- _Stated exercise_
Extract the full listing verbatim and drop any pictures from your copy.

>>>>

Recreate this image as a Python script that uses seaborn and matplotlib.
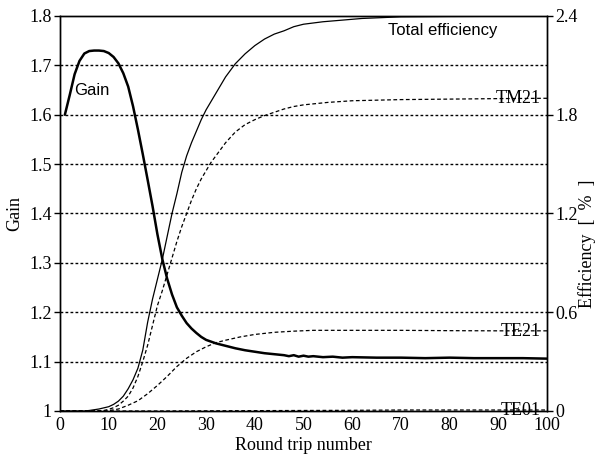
import matplotlib
matplotlib.use("Agg")
import matplotlib.pyplot as plt
import seaborn as sns
import numpy as np

# ---- data ----
gain_x = [1,2,3,4,5,6,7,8,9,10,11,12,13,14,15,16,17,18,19,20,21,22,23,24,25,26,27,28,29,30,
          32,34,36,38,40,42,44,46,47,48,49,50,51,52,54,56,58,60,65,70,75,80,85,90,95,100]
gain_y = [1.600,1.640,1.682,1.709,1.724,1.729,1.730,1.730,1.729,1.725,1.717,1.704,1.684,1.657,
          1.617,1.570,1.520,1.468,1.415,1.358,1.308,1.268,1.236,1.210,1.193,1.178,1.167,1.158,
          1.150,1.144,1.137,1.132,1.127,1.123,1.120,1.117,1.115,1.113,1.111,1.113,1.110,1.112,
          1.110,1.111,1.109,1.110,1.108,1.109,1.108,1.108,1.107,1.108,1.107,1.107,1.107,1.106]

total_x = [0,5,6,8,10,11,12,13,14,15,16,17,18,19,20,21,22,23,24,25,26,27,28,29,30,32,34,36,38,
           40,42,44,46,48,50,54,58,62,66,70,80,90,100]
total_y = [0,0,0.003,0.012,0.026,0.04,0.06,0.09,0.135,0.19,0.26,0.37,0.54,0.68,0.80,0.92,1.06,
           1.20,1.32,1.45,1.55,1.63,1.70,1.77,1.83,1.93,2.03,2.11,2.17,2.22,2.26,2.29,2.31,2.335,
           2.35,2.365,2.375,2.385,2.39,2.395,2.397,2.398,2.398]

tm21_x = [0,8,9,10,11,12,13,14,15,16,17,18,19,20,21,22,23,24,25,26,27,28,29,30,31,32,34,36,38,
          40,42,44,46,48,50,55,60,70,80,90,100]
tm21_y = [0,0,0.003,0.01,0.02,0.035,0.06,0.09,0.14,0.21,0.30,0.40,0.52,0.64,0.73,0.83,0.93,1.03,
          1.12,1.20,1.28,1.35,1.41,1.46,1.51,1.55,1.63,1.695,1.74,1.77,1.795,1.815,1.835,1.85,
          1.86,1.875,1.885,1.892,1.895,1.898,1.90]

te21_x = [0,9,10,12,14,16,18,20,22,24,26,28,30,32,34,37,40,44,48,52,60,70,80,90,100]
te21_y = [0,0,0.002,0.012,0.035,0.062,0.105,0.155,0.21,0.27,0.32,0.36,0.39,0.415,0.43,0.45,
          0.465,0.478,0.485,0.49,0.49,0.49,0.488,0.487,0.487]

te01_x = [0,20,40,60,70,80,90,100]
te01_y = [0,0,0.002,0.004,0.006,0.006,0.006,0.006]

gain_ticks = [1.0,1.1,1.2,1.3,1.4,1.5,1.6,1.7,1.8]
gain_tick_labels = ["1","1.1","1.2","1.3","1.4","1.5","1.6","1.7","1.8"]
eff_ticks = [0,0.6,1.2,1.8,2.4]
eff_tick_labels = ["0","0.6","1.2","1.8","2.4"]
x_ticks = [0,10,20,30,40,50,60,70,80,90,100]

# ---- style ----
sns.set_theme(style="white")
plt.rcParams['font.family'] = ['Liberation Serif', 'DejaVu Serif']
plt.rcParams['axes.edgecolor'] = 'black'
plt.rcParams['axes.linewidth'] = 1.0

fig = plt.figure(figsize=(6.0, 4.57), dpi=100)
ax = fig.add_axes([0.1, 0.1007, 0.8117, 0.8643])
ax2 = ax.twinx()

# gridlines (dotted) at gain steps
for g in gain_ticks[1:-1]:
    ax.axhline(g, color='black', lw=1.0, ls=(0, (2, 1.6)), zorder=1)

sns.lineplot(x=gain_x, y=gain_y, ax=ax, color='black', linewidth=1.8, zorder=3)
sns.lineplot(x=total_x, y=total_y, ax=ax2, color='black', linewidth=0.9)
sns.lineplot(x=tm21_x, y=tm21_y, ax=ax2, color='black', linewidth=0.9, linestyle=(0, (3, 2)))
sns.lineplot(x=te21_x, y=te21_y, ax=ax2, color='black', linewidth=0.9, linestyle=(0, (3, 2)))
sns.lineplot(x=te01_x, y=te01_y, ax=ax2, color='black', linewidth=0.9, linestyle=(0, (3, 2)))

ax.set_xlim(0, 100)
ax.set_ylim(1.0, 1.8)
ax2.set_ylim(0, 2.4)

ax.set_xticks(x_ticks)
ax.set_xticklabels([str(t) for t in x_ticks])
ax.set_yticks(gain_ticks)
ax.set_yticklabels(gain_tick_labels)
ax2.set_yticks(eff_ticks)
ax2.set_yticklabels(eff_tick_labels)

ax.tick_params(axis='x', direction='inout', length=7, width=1, labelsize=13, pad=1, colors='black')
ax.tick_params(axis='y', direction='out', length=4, width=1, labelsize=13, pad=2, colors='black')
ax2.tick_params(axis='y', direction='out', length=4, width=1, labelsize=13, pad=2, colors='black')

ax.set_xlabel("Round trip number", fontsize=13, labelpad=2, color='black')
ax.set_ylabel("Gain", fontsize=13, color='black')
ax.yaxis.set_label_coords(-0.076, 0.5)
ax2.set_ylabel("Efficiency  [  %  ]", fontsize=13, color='black', rotation=90)
ax2.yaxis.set_label_coords(1.063, 0.423)

for a in (ax, ax2):
    for s in a.spines.values():
        s.set_visible(True)
        s.set_color('black')

# annotations
ax.text(6.6, 1.65, "Gain", fontsize=12, family=['Liberation Sans', 'DejaVu Sans'],
        ha='center', va='center', color='black')
ax.text(67.4, 1.77, "Total efficiency", fontsize=12, family=['Liberation Sans', 'DejaVu Sans'],
        ha='left', va='center', color='black')
ax2.text(98.8, 1.896, "TM21", fontsize=13, ha='right', va='center', color='black')
ax2.text(98.8, 0.485, "TE21", fontsize=13, ha='right', va='center', color='black')
ax2.text(98.8, 0.005, "TE01", fontsize=13, ha='right', va='center', color='black')

fig.savefig("out.png", dpi=100)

<<<<

- _Exercise output_
Recreate this image as a Python script that uses seaborn and matplotlib.
import matplotlib
matplotlib.use("Agg")
import matplotlib.pyplot as plt
import seaborn as sns
import numpy as np

# ---- data ----
gain_x = [1,2,3,4,5,6,7,8,9,10,11,12,13,14,15,16,17,18,19,20,21,22,23,24,25,26,27,28,29,30,
          32,34,36,38,40,42,44,46,47,48,49,50,51,52,54,56,58,60,65,70,75,80,85,90,95,100]
gain_y = [1.600,1.640,1.682,1.709,1.724,1.729,1.730,1.730,1.729,1.725,1.717,1.704,1.684,1.657,
          1.617,1.570,1.520,1.468,1.415,1.358,1.308,1.268,1.236,1.210,1.193,1.178,1.167,1.158,
          1.150,1.144,1.137,1.132,1.127,1.123,1.120,1.117,1.115,1.113,1.111,1.113,1.110,1.112,
          1.110,1.111,1.109,1.110,1.108,1.109,1.108,1.108,1.107,1.108,1.107,1.107,1.107,1.106]

total_x = [0,5,6,8,10,11,12,13,14,15,16,17,18,19,20,21,22,23,24,25,26,27,28,29,30,32,34,36,38,
           40,42,44,46,48,50,54,58,62,66,70,80,90,100]
total_y = [0,0,0.003,0.012,0.026,0.04,0.06,0.09,0.135,0.19,0.26,0.37,0.54,0.68,0.80,0.92,1.06,
           1.20,1.32,1.45,1.55,1.63,1.70,1.77,1.83,1.93,2.03,2.11,2.17,2.22,2.26,2.29,2.31,2.335,
           2.35,2.365,2.375,2.385,2.39,2.395,2.397,2.398,2.398]

tm21_x = [0,8,9,10,11,12,13,14,15,16,17,18,19,20,21,22,23,24,25,26,27,28,29,30,31,32,34,36,38,
          40,42,44,46,48,50,55,60,70,80,90,100]
tm21_y = [0,0,0.003,0.01,0.02,0.035,0.06,0.09,0.14,0.21,0.30,0.40,0.52,0.64,0.73,0.83,0.93,1.03,
          1.12,1.20,1.28,1.35,1.41,1.46,1.51,1.55,1.63,1.695,1.74,1.77,1.795,1.815,1.835,1.85,
          1.86,1.875,1.885,1.892,1.895,1.898,1.90]

te21_x = [0,9,10,12,14,16,18,20,22,24,26,28,30,32,34,37,40,44,48,52,60,70,80,90,100]
te21_y = [0,0,0.002,0.012,0.035,0.062,0.105,0.155,0.21,0.27,0.32,0.36,0.39,0.415,0.43,0.45,
          0.465,0.478,0.485,0.49,0.49,0.49,0.488,0.487,0.487]

te01_x = [0,20,40,60,70,80,90,100]
te01_y = [0,0,0.002,0.004,0.006,0.006,0.006,0.006]

gain_ticks = [1.0,1.1,1.2,1.3,1.4,1.5,1.6,1.7,1.8]
gain_tick_labels = ["1","1.1","1.2","1.3","1.4","1.5","1.6","1.7","1.8"]
eff_ticks = [0,0.6,1.2,1.8,2.4]
eff_tick_labels = ["0","0.6","1.2","1.8","2.4"]
x_ticks = [0,10,20,30,40,50,60,70,80,90,100]

# ---- style ----
sns.set_theme(style="white")
plt.rcParams['font.family'] = ['Liberation Serif', 'DejaVu Serif']
plt.rcParams['axes.edgecolor'] = 'black'
plt.rcParams['axes.linewidth'] = 1.0

fig = plt.figure(figsize=(6.0, 4.57), dpi=100)
ax = fig.add_axes([0.1, 0.1007, 0.8117, 0.8643])
ax2 = ax.twinx()

# gridlines (dotted) at gain steps
for g in gain_ticks[1:-1]:
    ax.axhline(g, color='black', lw=1.0, ls=(0, (2, 1.6)), zorder=1)

sns.lineplot(x=gain_x, y=gain_y, ax=ax, color='black', linewidth=1.8, zorder=3)
sns.lineplot(x=total_x, y=total_y, ax=ax2, color='black', linewidth=0.9)
sns.lineplot(x=tm21_x, y=tm21_y, ax=ax2, color='black', linewidth=0.9, linestyle=(0, (3, 2)))
sns.lineplot(x=te21_x, y=te21_y, ax=ax2, color='black', linewidth=0.9, linestyle=(0, (3, 2)))
sns.lineplot(x=te01_x, y=te01_y, ax=ax2, color='black', linewidth=0.9, linestyle=(0, (3, 2)))

ax.set_xlim(0, 100)
ax.set_ylim(1.0, 1.8)
ax2.set_ylim(0, 2.4)

ax.set_xticks(x_ticks)
ax.set_xticklabels([str(t) for t in x_ticks])
ax.set_yticks(gain_ticks)
ax.set_yticklabels(gain_tick_labels)
ax2.set_yticks(eff_ticks)
ax2.set_yticklabels(eff_tick_labels)

ax.tick_params(axis='x', direction='inout', length=7, width=1, labelsize=13, pad=1, colors='black')
ax.tick_params(axis='y', direction='out', length=4, width=1, labelsize=13, pad=2, colors='black')
ax2.tick_params(axis='y', direction='out', length=4, width=1, labelsize=13, pad=2, colors='black')

ax.set_xlabel("Round trip number", fontsize=13, labelpad=2, color='black')
ax.set_ylabel("Gain", fontsize=13, color='black')
ax.yaxis.set_label_coords(-0.076, 0.5)
ax2.set_ylabel("Efficiency  [  %  ]", fontsize=13, color='black', rotation=90)
ax2.yaxis.set_label_coords(1.063, 0.423)

for a in (ax, ax2):
    for s in a.spines.values():
        s.set_visible(True)
        s.set_color('black')

# annotations
ax.text(6.6, 1.65, "Gain", fontsize=12, family=['Liberation Sans', 'DejaVu Sans'],
        ha='center', va='center', color='black')
ax.text(67.4, 1.77, "Total efficiency", fontsize=12, family=['Liberation Sans', 'DejaVu Sans'],
        ha='left', va='center', color='black')
ax2.text(98.8, 1.896, "TM21", fontsize=13, ha='right', va='center', color='black')
ax2.text(98.8, 0.485, "TE21", fontsize=13, ha='right', va='center', color='black')
ax2.text(98.8, 0.005, "TE01", fontsize=13, ha='right', va='center', color='black')

fig.savefig("out.png", dpi=100)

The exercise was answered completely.